Another dimension to think of is the relative strengths of the various ICs - particularly those classified by ICLabel as being in the “Other” category. How many of those ICs account for much data variance? This can be tested using eeg_pvaf() i, or guesstimated by considering the IC index (since ICs are typically returned in order of the data contributions). Thus, ICs with high indices typically make only quite small contributions to the data.

Incidentally, this observation applies still more to averaged ERP measures -- we typically find only 6-7 discernable IC contributors to (well-recorded, sufficiently averaged) ERPs (after removing large / distinct “Eye” ICs). And - these ERP-contributing ICs are typically those labeled as “Brain” by ICLabel and passing the (RV, in-brain location) quality tests above.

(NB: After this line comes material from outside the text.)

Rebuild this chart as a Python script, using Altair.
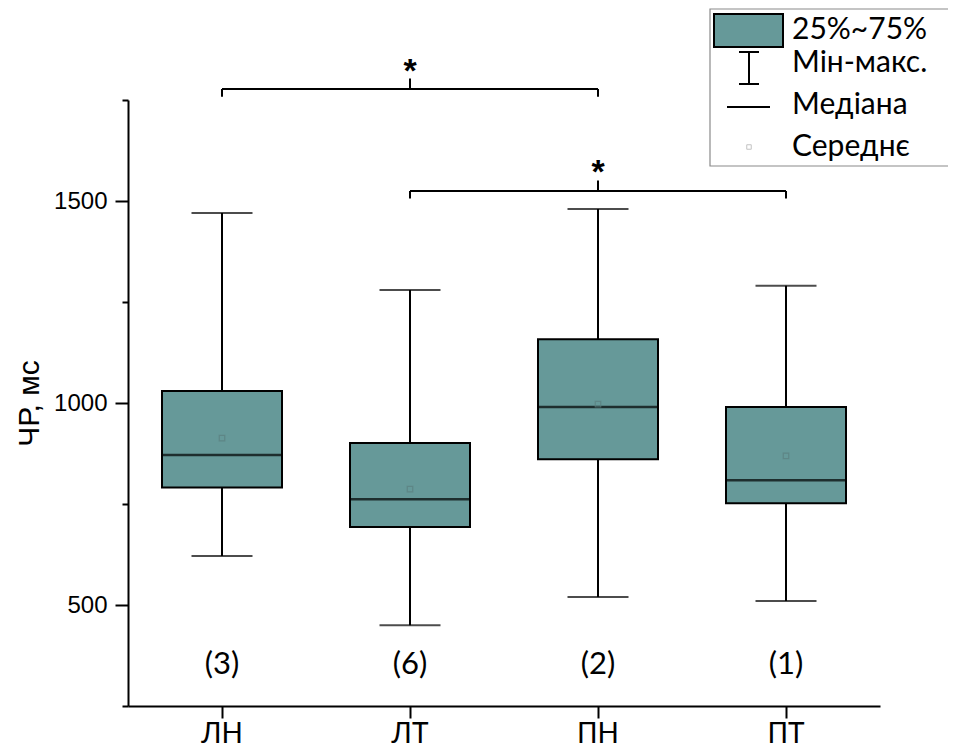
import altair as alt
import pandas as pd

# ---- data ----
categories = ["ЛН", "ЛТ", "ПН", "ПТ"]
q1_values = [791, 693, 861, 752]
q3_values = [1030, 901, 1158, 990]
median_values = [871, 762, 990, 809]
min_values = [621, 450, 520, 510]
max_values = [1470, 1280, 1480, 1290]
mean_values = [913, 787, 997, 869]
count_labels = ["(3)", "(6)", "(2)", "(1)"]
COUNT_Y = 352

bracket_left = ["ЛН", "ЛТ"]
bracket_right = ["ПН", "ПТ"]
bracket_level = [1777, 1525]
bracket_marks = ["*", "*"]

y_ticks = [250, 500, 750, 1000, 1250, 1500, 1750]
legend_labels = ["25%~75%", "Мін-макс.", "Медіана", "Середнє"]

BOX_COLOR = "#669999"

df = pd.DataFrame({
    "cat": categories,
    "q1": q1_values,
    "q3": q3_values,
    "median": median_values,
    "min": min_values,
    "max": max_values,
    "mean": mean_values,
    "count": count_labels,
})

yscale = alt.Scale(domain=[250, 1750], nice=False, zero=False)
yaxis = alt.Axis(
    values=y_ticks, format="d",
    labelExpr="datum.value % 500 === 0 ? datum.label : ''",
    tickSize={"condition": {"test": "datum.value % 500 === 0", "value": 13}, "value": 6},
    title="ЧР, мс", titleFont="Liberation Sans", titleFontSize=30,
    titleFontWeight="normal", titlePadding=9,
    labelFont="Liberation Sans", labelFontSize=24, labelPadding=8,
)
xscale = alt.Scale(domain=categories, paddingInner=0, paddingOuter=0)
xaxis = alt.Axis(title=None, labelAngle=0, labelFont="Lato", labelFontSize=28,
                 tickSize=12, labelPadding=2)

X = alt.X("cat:N", scale=xscale, axis=xaxis, sort=categories)


def Y(field):
    return alt.Y(field, scale=yscale, axis=yaxis)


base = alt.Chart(df)
whisk_low = base.mark_rule(color="black", strokeWidth=2).encode(x=X, y=Y("min:Q"), y2="q1:Q")
whisk_high = base.mark_rule(color="black", strokeWidth=2).encode(x=X, y=Y("q3:Q"), y2="max:Q")
cap_min = base.mark_tick(size=61, thickness=2, color="black").encode(x=X, y=Y("min:Q"))
cap_max = base.mark_tick(size=61, thickness=2, color="black").encode(x=X, y=Y("max:Q"))
box = base.mark_bar(size=120, fill=BOX_COLOR, stroke="black", strokeWidth=2).encode(
    x=X, y=Y("q1:Q"), y2="q3:Q")
med = base.mark_tick(size=120, thickness=2.5, color="black").encode(x=X, y=Y("median:Q"))
mean = base.mark_square(size=30, filled=False, stroke="#5b7f7f", strokeWidth=1.2).encode(
    x=X, y=Y("mean:Q"))
counts = base.mark_text(font="Lato", fontSize=31, baseline="middle", color="black").encode(
    x=X, y=alt.YDatum(COUNT_Y, scale=yscale, axis=yaxis), text="count:N")

main = alt.layer(whisk_low, whisk_high, cap_min, cap_max, box, med, mean, counts)

# ---- significance brackets ----
left_pos = [categories.index(c) + 0.5 for c in bracket_left]
right_pos = [categories.index(c) + 0.5 for c in bracket_right]
bdf = pd.DataFrame({"left": left_pos, "right": right_pos, "level": bracket_level, "label": bracket_marks})
bdf["mid"] = (bdf["left"] + bdf["right"]) / 2
bdf["drop"] = bdf["level"] - 19
bdf["rise"] = bdf["level"] + 26

bx = alt.Scale(domain=[0, len(categories)], nice=False, zero=False)
bchart = alt.Chart(bdf)
b_h = bchart.mark_rule(color="black", strokeWidth=2).encode(
    x=alt.X("left:Q", scale=bx, axis=None), x2="right:Q", y=Y("level:Q"))
b_l = bchart.mark_rule(color="black", strokeWidth=2).encode(
    x=alt.X("left:Q", scale=bx, axis=None), y=Y("level:Q"), y2="drop:Q")
b_r = bchart.mark_rule(color="black", strokeWidth=2).encode(
    x=alt.X("right:Q", scale=bx, axis=None), y=Y("level:Q"), y2="drop:Q")
b_c = bchart.mark_rule(color="black", strokeWidth=2).encode(
    x=alt.X("mid:Q", scale=bx, axis=None), y=Y("level:Q"), y2="rise:Q")
b_t = bchart.mark_text(font="Liberation Sans", fontWeight="bold", fontSize=34,
                       baseline="alphabetic", dy=3, color="black").encode(
    x=alt.X("mid:Q", scale=bx, axis=None), y=Y("rise:Q"), text="label:N")
brackets = alt.layer(b_h, b_l, b_r, b_c, b_t)

# ---- hand-drawn legend (pixel positions relative to the plot origin) ----
one = alt.Chart(pd.DataFrame({"k": [0]}))
lg_frame = one.mark_rect(fill="white", stroke="#8a8a8a", strokeWidth=1.2).encode(
    x=alt.value(582), x2=alt.value(840), y=alt.value(-91), y2=alt.value(66))
lg_box = one.mark_rect(fill=BOX_COLOR, stroke="black", strokeWidth=2).encode(
    x=alt.value(586), x2=alt.value(655), y=alt.value(-86), y2=alt.value(-53))
lg_wv = one.mark_rule(color="black", strokeWidth=2).encode(
    x=alt.value(621), y=alt.value(-48), y2=alt.value(-16))
lg_wt = one.mark_rule(color="black", strokeWidth=2).encode(
    x=alt.value(611), x2=alt.value(631), y=alt.value(-48))
lg_wb = one.mark_rule(color="black", strokeWidth=2).encode(
    x=alt.value(611), x2=alt.value(631), y=alt.value(-16))
lg_med = one.mark_rule(color="black", strokeWidth=2).encode(
    x=alt.value(599), x2=alt.value(642), y=alt.value(7))
lg_mean = one.mark_square(size=20, filled=False, stroke="#aaaaaa", strokeWidth=1).encode(
    x=alt.value(621), y=alt.value(47))
legend_y = [-70, -37, 5, 47]
lg_texts = [
    one.mark_text(text=t, font="Lato", fontSize=30, align="left", baseline="middle",
                  color="black").encode(x=alt.value(664), y=alt.value(yy))
    for t, yy in zip(legend_labels, legend_y)
]
legend = alt.layer(lg_frame, lg_box, lg_wv, lg_wt, lg_wb, lg_med, lg_mean, *lg_texts)

chart = alt.layer(main, brackets, legend).resolve_scale(x="independent").properties(
    width=752, height=606,
    padding={"left": 120, "top": 92, "right": 68, "bottom": 41},
    autosize=alt.AutoSizeParams(type="none"),
).configure_axis(
    grid=False, domainColor="black", tickColor="black", labelColor="black",
    titleColor="black", domainWidth=2, tickWidth=2,
).configure_view(strokeOpacity=0)

chart.save("out.html", embed_options={"renderer": "svg", "actions": False})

Much statistical analysis begins by attempting to separate the data into “signal” plus “noise” subspaces. ICA does not do this. However, the smallest (least contributing) ICs also tend to be those with ‘noisiest’ scalp maps, and are seen to be the least stable under repeated decompositions of the data (e.g., as in RELICA). Hence, they can be thought of as constituting a relatively small noise subspace of the data identified by ICA.

But note: the ‘unreliability’ of some ICs reported by RELICA just might reflect some fundamental nonstationarity in the data (for example: Did the subject nod off during the experiment, and were some of the ICs active only in those periods?). We are now (re)examining the power of AMICA to separate data into stationary periods, and hope to publish tools for evaluating what it reveals in the coming year.

Scott

p.s. In Scott Burwell’s first table at the top of this email thread, note that some returned PVAF (percent variance accounted for) values for some ICs are <0% How can this be? This is because PVAF answers the question, “How much smaller are the data once you have subtracted out the putative portion or model of the data?” If what you subtract is wildly unlike the data themselves, then the result may actually be bigger than the original data (and hence, PVAF < 0%)!